Brilhante, como a maioria das coisas que o Toledão escrevia. Me mijei de rir umas três vezes e apoio a crítica.
Particularmente "Stairway to Heaven" deveria ser abolida em qualquer situação (ou então o gênio da música deveria tocar também o solo, TODO).

Anônimo disse...

Acabei de ler o seu livro, e simplesmente ADOREI!!
Ri muito sozinha, em várias passagens parecendo uma maluca ( o que não está muito longe da verdade... )
Acho que ficarei assídua desse Buteco!

Abs,
Lucia

>>Parabéns pro Fernando pelo aniversário!

>>>E parabéns a você pelo livro, e essa sua maneira de escrever.

Anônimo disse...

Edu,

Primeiro niver do Toledo no Buteco do Céu! Tenha certeza de que muitos "anjos" irão cair de porre aqui na terra, fazendo com que o "Carlitos" trema de emoção e saudades!

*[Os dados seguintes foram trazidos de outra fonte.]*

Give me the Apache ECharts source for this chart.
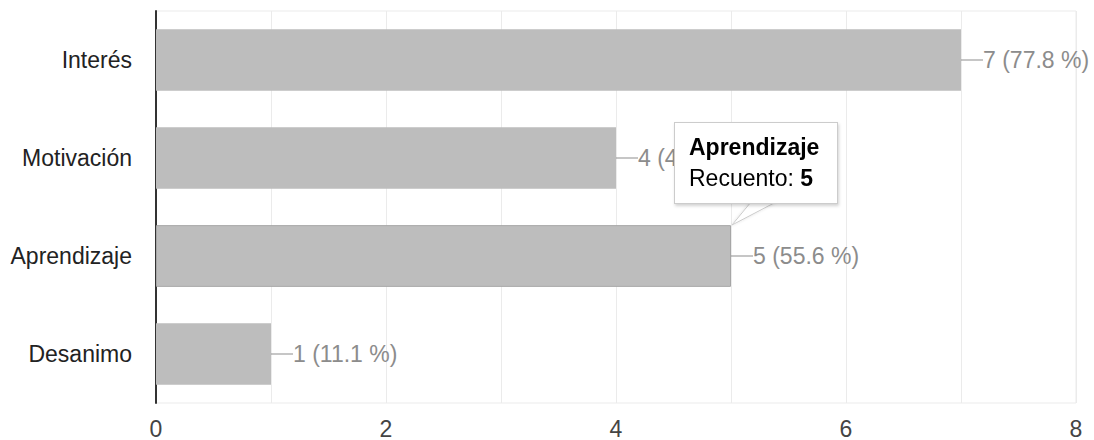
<!DOCTYPE html>
<html>
<head>
<meta charset="utf-8">
<script src="https://cdn.jsdelivr.net/npm/echarts@6/dist/echarts.min.js"></script>
<style>
  html, body { margin: 0; padding: 0; background: #fff; }
  #chart { width: 1094px; height: 440px; }
</style>
</head>
<body>
<div id="chart"></div>
<script>
// datos
const categories = ['Interés', 'Motivación', 'Aprendizaje', 'Desanimo'];
const counts = [7, 4, 5, 1];
const percents = [77.8, 44.4, 55.6, 11.1];
const xTicks = [0, 2, 4, 6, 8];
const hovered = 'Aprendizaje';

const font = '"Liberation Sans", Arial, sans-serif';
const colors = {
  bar: '#bdbdbd',
  barHover: '#a6a6a6',
  grid: '#ebebeb',
  axis: '#333333',
  text: '#222222',
  tickText: '#444444',
  valueText: '#8c8c8c'
};

const chart = echarts.init(document.getElementById('chart'), null, { renderer: 'svg' });

const seriesData = counts.map((v, i) => {
  const item = { value: v };
  if (categories[i] === hovered) {
    item.itemStyle = { borderColor: colors.barHover, borderWidth: 1 };
  }
  return item;
});

const option = {
  animation: false,
  textStyle: { fontFamily: font },
  grid: {
    left: 156, right: 18, top: 11, bottom: 35,
    show: true, borderColor: colors.grid, borderWidth: 1
  },
  tooltip: {
    trigger: 'item',
    triggerOn: 'none',
    alwaysShowContent: true,
    backgroundColor: '#fff',
    borderColor: '#cccccc',
    borderWidth: 1,
    borderRadius: 0,
    padding: [9, 18, 9, 14],
    transitionDuration: 0,
    extraCssText: 'box-shadow: 1px 2px 3px rgba(0,0,0,0.18); line-height: 31px;',
    textStyle: { fontFamily: font, fontSize: 23, color: '#000' },
    formatter: p => '<b>' + p.name + '</b><br/>Recuento: <b>' + p.value + '</b>',
    position: function (point, params) {
      const p = chart.convertToPixel({ seriesIndex: 0 }, [params.value, params.dataIndex]);
      return [p[0] - 57, p[1] - 134];
    }
  },
  xAxis: {
    type: 'value',
    min: 0, max: 8, interval: 1,
    axisLine: { show: false },
    axisTick: { show: false },
    splitLine: { show: true, lineStyle: { color: colors.grid, width: 1 } },
    axisLabel: {
      margin: 14,
      fontSize: 23,
      color: colors.tickText,
      formatter: v => (xTicks.indexOf(v) >= 0 ? String(v) : '')
    }
  },
  yAxis: {
    type: 'category',
    inverse: true,
    data: categories,
    axisLine: { show: true, lineStyle: { color: colors.axis, width: 2 } },
    axisTick: { show: false },
    splitLine: { show: false },
    axisLabel: { margin: 24, fontSize: 23, color: colors.text }
  },
  series: [{
    type: 'bar',
    data: seriesData,
    barWidth: '63%',
    itemStyle: { color: colors.bar },
    label: {
      show: true,
      position: 'right',
      distance: 0,
      formatter: p => '{l|}{t|' + p.value + ' (' + percents[p.dataIndex].toFixed(1) + ' %)}',
      rich: {
        l: { width: 22, height: 1, backgroundColor: colors.valueText, verticalAlign: 'middle' },
        t: { fontSize: 23, color: colors.valueText, fontFamily: font, verticalAlign: 'middle' }
      }
    }
  }]
};

chart.setOption(option);

// cola del globo del tooltip, anclada al extremo de la barra
const hi = categories.indexOf(hovered);
const p = chart.convertToPixel({ seriesIndex: 0 }, [counts[hi], hi]);
chart.setOption({
  graphic: [{
    type: 'polygon',
    z: 100,
    shape: { points: [[p[0] + 20, p[1] - 54], [p[0] + 45, p[1] - 54], [p[0] + 1, p[1] - 31]] },
    style: { fill: '#fff', stroke: '#cccccc', lineWidth: 1, shadowBlur: 3, shadowColor: 'rgba(0,0,0,0.12)' }
  }]
});

chart.dispatchAction({ type: 'showTip', seriesIndex: 0, dataIndex: hi });
</script>
</body>
</html>
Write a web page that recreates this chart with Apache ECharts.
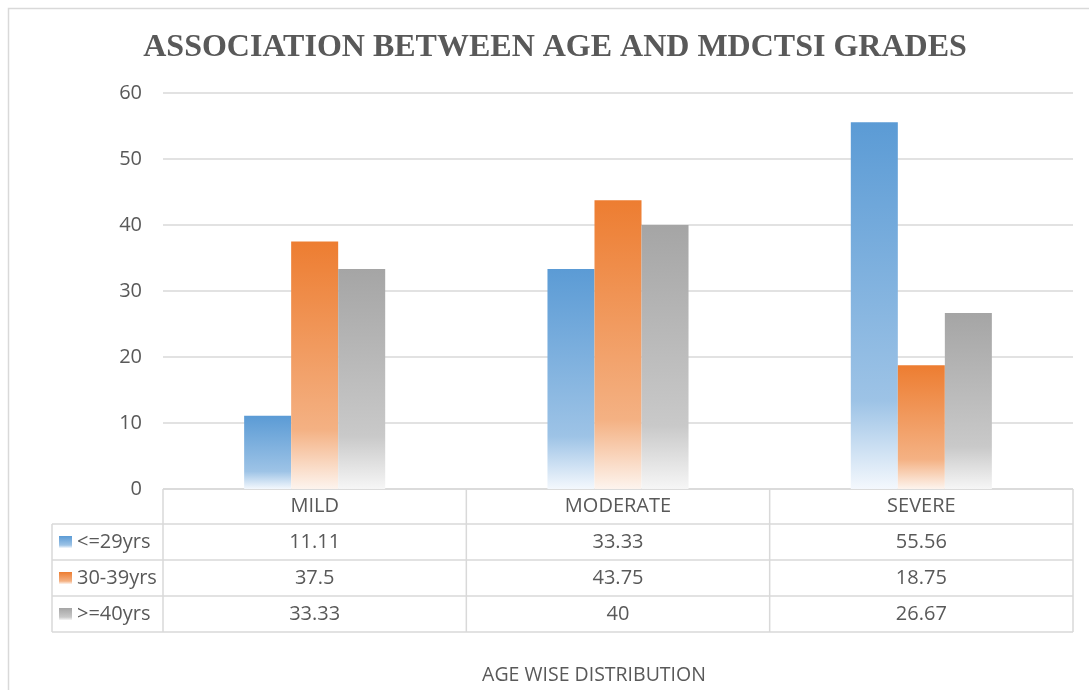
<!DOCTYPE html>
<html>
<head>
<meta charset="utf-8">
<title>Association between age and MDCTSI grades</title>
<script src="https://cdn.jsdelivr.net/npm/echarts@6/dist/echarts.min.js"></script>
<style>
  html, body { margin: 0; padding: 0; background: #ffffff; }
  #chart { width: 1089px; height: 690px; }
</style>
</head>
<body>
<div id="chart"></div>
<script>
// Severity grades on the category axis
const categories = ['MILD', 'MODERATE', 'SEVERE'];
// Age groups (one bar series each)
const seriesNames = ['<=29yrs', '30-39yrs', '>=40yrs'];
// Percentages per grade for each age group
const ageUpTo29 = [11.11, 33.33, 55.56];
const age30to39 = [37.5, 43.75, 18.75];
const age40plus = [33.33, 40, 26.67];
// Value axis ticks
const yMin = 0;
const yMax = 60;
const yStep = 10;

const seriesValues = [ageUpTo29, age30to39, age40plus];

// Vertical fade: full colour at the top, lighter tint, then almost white at the base
const palettes = [
  ['#5b9bd5', '#9dc3e6', '#f4f8fd'],
  ['#ed7d31', '#f4b183', '#fdf4ee'],
  ['#a5a5a5', '#c9c9c9', '#f6f6f6']
];
function fade(p) {
  return new echarts.graphic.LinearGradient(0, 0, 0, 1, [
    { offset: 0, color: p[0] },
    { offset: 0.76, color: p[1] },
    { offset: 1, color: p[2] }
  ]);
}

const textColor = '#595959';
const lineColor = '#d9d9d9';
const bodyFont = '"Open Sans", "Liberation Sans", sans-serif';

const chart = echarts.init(document.getElementById('chart'), null, { renderer: 'canvas' });

chart.setOption({
  animation: false,
  backgroundColor: '#ffffff',
  title: {
    text: 'ASSOCIATION BETWEEN AGE AND MDCTSI GRADES',
    left: 550,
    top: 27,
    textAlign: 'center',
    textStyle: {
      fontFamily: '"Liberation Serif", "DejaVu Serif", serif',
      fontWeight: 'bold',
      fontSize: 32,
      color: textColor
    }
  },
  grid: { left: 163, right: 16, top: 93, bottom: 201 },
  xAxis: {
    type: 'category',
    data: categories,
    axisLine: { show: false },
    axisTick: { show: false },
    axisLabel: {
      margin: 17,
      verticalAlign: 'middle',
      fontFamily: bodyFont,
      fontSize: 20,
      color: textColor
    }
  },
  yAxis: {
    type: 'value',
    min: yMin,
    max: yMax,
    interval: yStep,
    axisLine: { show: false },
    axisTick: { show: false },
    axisLabel: {
      margin: 21,
      fontFamily: bodyFont,
      fontSize: 20,
      color: textColor
    },
    splitLine: { lineStyle: { color: lineColor, width: 1.5 } }
  },
  series: seriesNames.map((name, i) => ({
    name: name,
    type: 'bar',
    data: seriesValues[i],
    barWidth: '15.5%',
    barGap: '0%',
    itemStyle: { color: fade(palettes[i]) }
  }))
});

// Data table under the plot, laid out from the category axis
const c0 = chart.convertToPixel({ xAxisIndex: 0 }, 0);
const c1 = chart.convertToPixel({ xAxisIndex: 0 }, 1);
const band = c1 - c0;
const tableLeft = c0 - band / 2;
const tableRight = tableLeft + band * categories.length;
const baseY = chart.convertToPixel({ yAxisIndex: 0 }, 0);
const headerH = 35;
const rowH = 36;
const legendLeft = 52;
const tableBottom = baseY + headerH + rowH * seriesNames.length;

const elements = [];
function hLine(x1, x2, y) {
  elements.push({ type: 'line', silent: true,
    shape: { x1: x1, y1: y, x2: x2, y2: y },
    style: { stroke: lineColor, lineWidth: 1.5 } });
}
function vLine(x, y1, y2) {
  elements.push({ type: 'line', silent: true,
    shape: { x1: x, y1: y1, x2: x, y2: y2 },
    style: { stroke: lineColor, lineWidth: 1.5 } });
}

// Chart frame
elements.push({ type: 'rect', silent: true,
  shape: { x: 8.5, y: 8.5, width: 1200, height: 800 },
  style: { fill: null, stroke: lineColor, lineWidth: 1.5 } });

hLine(tableLeft, tableRight, baseY);
for (let r = 0; r <= seriesNames.length; r++) {
  hLine(legendLeft, tableRight, baseY + headerH + rowH * r);
}
vLine(legendLeft, baseY + headerH, tableBottom);
for (let c = 0; c <= categories.length; c++) {
  vLine(tableLeft + band * c, baseY, tableBottom);
}

seriesNames.forEach((name, r) => {
  const cy = baseY + headerH + rowH * r + rowH / 2;
  elements.push({ type: 'rect', silent: true,
    shape: { x: 59, y: cy - 6, width: 13, height: 12 },
    style: { fill: fade(palettes[r]) } });
  elements.push({ type: 'text', silent: true,
    x: 77, y: cy,
    style: { text: name, fontFamily: bodyFont, fontSize: 20, fill: textColor,
      align: 'left', verticalAlign: 'middle' } });
  seriesValues[r].forEach((v, c) => {
    elements.push({ type: 'text', silent: true,
      x: chart.convertToPixel({ xAxisIndex: 0 }, c), y: cy,
      style: { text: String(v), fontFamily: bodyFont, fontSize: 20, fill: textColor,
        align: 'center', verticalAlign: 'middle' } });
  });
});

// Axis title under the table
elements.push({ type: 'text', silent: true,
  x: 594, y: 675,
  style: { text: 'AGE WISE DISTRIBUTION', fontFamily: bodyFont, fontSize: 19.5,
    fill: textColor, align: 'center', verticalAlign: 'middle' } });

chart.setOption({ graphic: { elements: elements } });
</script>
</body>
</html>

Boa comemoração e não esqueça de levar vários pacotes de lenços de papel, pois as lembranças irão trazer choro e risadas!

Anônimo disse...

Eduardo, você é um verdadeiro demônio com a caneta na mão. Seu livro é estupendo dentro da capacidade intrínseca de fazer o leitor (eu no caso) rir e chorar num breve intervalo de páginas. Anseio pelo livro que há de vir. Para o nosso próprio bem. Parabéns. Se já era seu fã, agora sou fanático!

Anônimo disse...

Edu: comprei, devorei o livro em 2 dias e fiquei com uma tremenda vontade de quero muito mais. Concordo com o pessoal aí de cima que riu e chorou com as histórias, e as minhas preferidas (pra rir e pra chorar) são a do setor 18 do Maracanã e a do delírio do seu Osório que é de muito longe o meu cara preferido no livro. O avô que queria ter tido. Valeu um abraço e escreva logo o próximo cara!

Szegeri disse...

Mano, materializou-se deveras a Conexão (nunca, aliás, desfeita) que, batizada Irajá, foi mesmo muito além de qualquer geografia ou geometria, de planos múltiplos e indizíveis, definidas por infinidades de pontos, retas e - sobretudo! - curvas. Nós na Cajaíba erguemos nossas latas, assim como faremos com chopes e gengibres, brevemente, no mesmo Carlitos onde nosso diáfano irmão compôs o retrato que me ofertou lá na Conexão. Para sempre.

Anônimo disse...

Edu, bela homenagem!!! Como o Fer comentou acima, fizemos nosso brinde ao Totô lá em Cajaíba.